Yiddish Language

Detailed history of the language

The language was born sometime around the 10th century (c.1100) when Jews from northern France and northern Italy settled in the Rhineland. These early Jewish settlements were dislocated by the Crusades and alter by the persecutions that followed in the wake of the Black Death. The subsequent move to Slavic territory had enormous influence on the development of the language.

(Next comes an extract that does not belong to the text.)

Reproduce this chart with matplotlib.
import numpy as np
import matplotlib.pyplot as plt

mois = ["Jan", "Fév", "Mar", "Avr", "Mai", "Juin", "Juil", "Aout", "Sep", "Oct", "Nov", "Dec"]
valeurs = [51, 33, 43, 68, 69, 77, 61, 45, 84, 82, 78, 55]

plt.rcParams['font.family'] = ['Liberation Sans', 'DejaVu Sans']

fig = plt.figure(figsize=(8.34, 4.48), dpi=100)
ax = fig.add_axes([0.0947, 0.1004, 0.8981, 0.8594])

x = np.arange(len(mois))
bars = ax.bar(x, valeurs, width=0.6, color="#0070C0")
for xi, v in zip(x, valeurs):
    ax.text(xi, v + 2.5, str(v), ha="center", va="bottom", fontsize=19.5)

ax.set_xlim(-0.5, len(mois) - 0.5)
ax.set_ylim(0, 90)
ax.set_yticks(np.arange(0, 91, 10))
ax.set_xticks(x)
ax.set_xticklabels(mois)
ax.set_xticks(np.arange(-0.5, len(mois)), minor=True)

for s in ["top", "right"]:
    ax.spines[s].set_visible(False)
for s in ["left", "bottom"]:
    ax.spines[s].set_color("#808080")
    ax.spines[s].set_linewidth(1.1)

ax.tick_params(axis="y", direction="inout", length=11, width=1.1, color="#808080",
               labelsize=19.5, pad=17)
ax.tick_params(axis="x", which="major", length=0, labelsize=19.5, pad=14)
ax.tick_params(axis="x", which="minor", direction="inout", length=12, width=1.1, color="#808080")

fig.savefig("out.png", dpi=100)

Scholars divide the history of Yiddish into four periods: Earliest Yiddish to 1250, Old Yiddish 1250-1500, Middle Yiddish 1500-1750, Modern Yiddish 1750- Present. The earliest Yiddish tradition had a Western Yiddish dialectical basis, writing in this literary dialect continued into the Modern Yiddish period long after the major population centres had shifted to the east. The establishment of the modern literary language on an Eastern Yiddish base occurred only in the early 19th century. At the same time a new style in the language of the Yiddish Bible translation emerged, free from the constraints of the original Hebrew syntax and of the stricture against the use of Yiddish words of Hebrew-Aramaic origin in translating from Hebrew. The continuous contact of Yiddish speakers with Hebrew-Aramaic text and, in the European language area, with one or another Germanic or Slavic languages have been important factors in the development of the language.

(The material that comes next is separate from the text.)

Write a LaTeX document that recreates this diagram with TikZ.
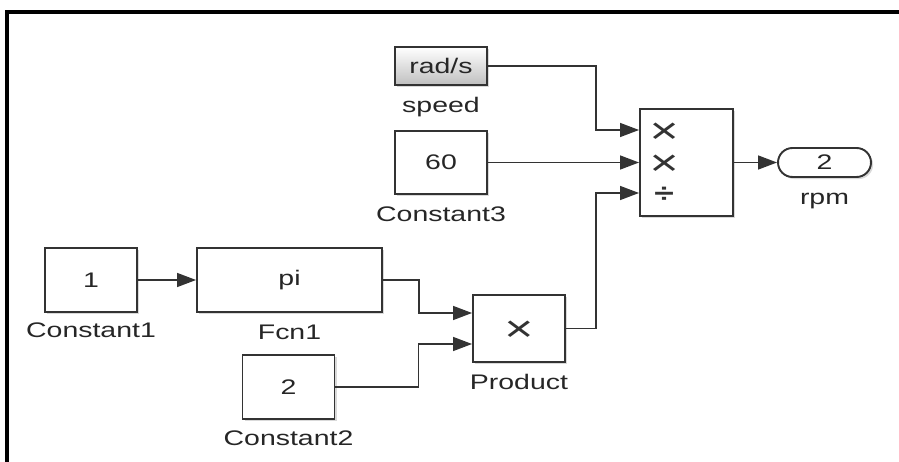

From its inception, Yiddish was the language of both the marketplace and the sophisticated logical argumentation in the Talmudic academies. Its literary functions continued to grow over the centuries, especially in genres not covered by traditional Hebrew and Aramaic. The rise of Yiddish printing in the 16th century stimulated the development of a standardized literary language on a Western Yiddish model. Owing to its gradual assimilation to German, as well as to a political campaign to stamp out the language waged by adherents of the late 18th century Germanizing movement, Western Yiddish faded into eventual extinction. By the early 19th century, Eastern Yiddish, by contrast blossomed and became the basis for the new literary language. Prompted at first by the Hasidic movement in the 18th and 19th centuries and spurred later by other social, educational, and political movements, Yiddish was carried to all the world's continents by massive migrations from Eastern Europe, extending its traditional role as the Jewish lingua franca. The Yiddishist movement, dedicated to the growth and enhancement of the language, was strengthened by the proliferation of Yiddish belles lettres. Its achievements include the Czernowitz Language Conference of 1908 9 (which proclaimed Yiddish as a national Jewish language ), the orthographic and linguistic reforms introduced by Ber Borokhov in 1913, and the founding of the YIVO (Yiddish Scientific Institute) in Vilna (Vilnius), Lithuania, in 1925 (housed in New York City since 1940).

You can hear Yiddish spoken today in the ultra-Orthodox Hasidic communities in numerous countries and among secular students of Yiddish at leading universities including Columbia University (New York), Hebrew University (Jerusalem), McGill University (Montreal), the University of Oxford, and the University of Paris.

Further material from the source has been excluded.